Hospitality acquired Southern Sun Pretoria in September 2019 for R200 million. The hotel comprises 240 rooms and is in the centre of Pretoria, which complements the Fund’s portfolio, especially in the government sector. Hospitality also acquired three additional sections in the Sandton Eye Sectional Title Scheme (‘the Scheme’), which comprises Radisson Gautrain Hotel, increasing the Fund’s ownership of the Scheme to 82%.
Refurbishments at Westin Hotel in Cape Town and Arabella Hotel, Golf and Spa in Hermanus started in 2018. These refurbishments were completed in 2019 at a cost of R89 million. Garden Court Hatfield Hotel also started its refurbishment, with a capital spend of R11 million to March 2020, and is expected to be completed towards the latter part of FY2021 (trading dependent). The remaining capital expenditure of R120 million was spent on replacing hotel furniture, equipment and other smaller projects across the remaining 51 hotels.

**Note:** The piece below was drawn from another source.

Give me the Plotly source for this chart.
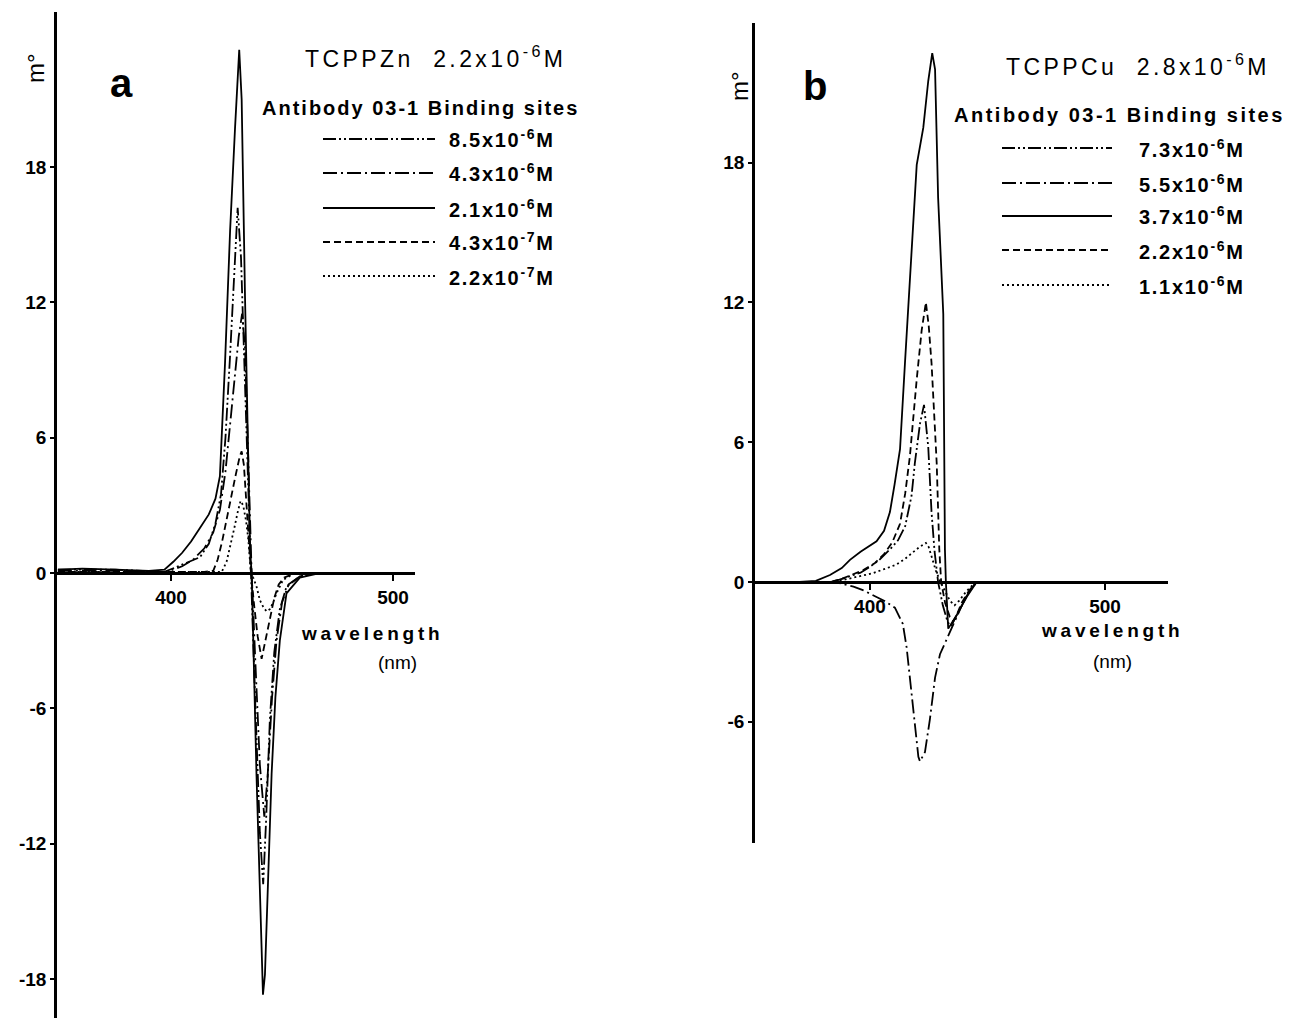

The Fund’s property portfolio was independently valued at 31 March 2020 by a newly appointed valuation company, De Leeuw Group. At the time of the valuations, the South African 10-year bond yield increased to 10.5%, resulting in higher discount rates used to discount future cash flows, and significantly reduced future cash flows due to the uncertainty of the impact of Covid-19. The portfolio was valued at R10 billion, resulting in an impairment of R2.5 billion.
Hospitality’s gearing remains within acceptable levels, with an LTV ratio of 26% at 31 March 2020. However, debt levels are expected to increase until some normality in hotel trading is achieved.
Ethical and responsible leadership is critical to the success and sustainability of the Fund and we remain committed to good governance. Hospitality’s Board was reconstituted with a new executive management team, effective from 1 June 2019. The reconstituted Board increased black and female representation on the Board as set out in the Board of directors. Hospitality retained its level 1 B-BBEE rating under Tsogo Sun Hotels Limited.
As we navigate this challenging time, our priority as a leadership team is to protect the longevity and sustainability of the business and ensure its resilience into the future. Our relationships with our employees, shareholders and business partners are built on principles of trust, honesty and fairness. In adversity, these relationships create strong partnerships and we are grateful to all our partners. Our lenders were extremely supportive, suppliers were understanding and met our needs, employees agreed to furlough at reduced pay and we gained invaluable guidance and support from our majority shareholder, Tsogo Sun Hotels. The Board extends its appreciation to Hospitality’s stakeholders for their invaluable support during this challenging time. The Fund has a strong diversified portfolio, an appropriate capital structure and the right ethical leaders to push through this adversity, and continue serving its stakeholders into the future.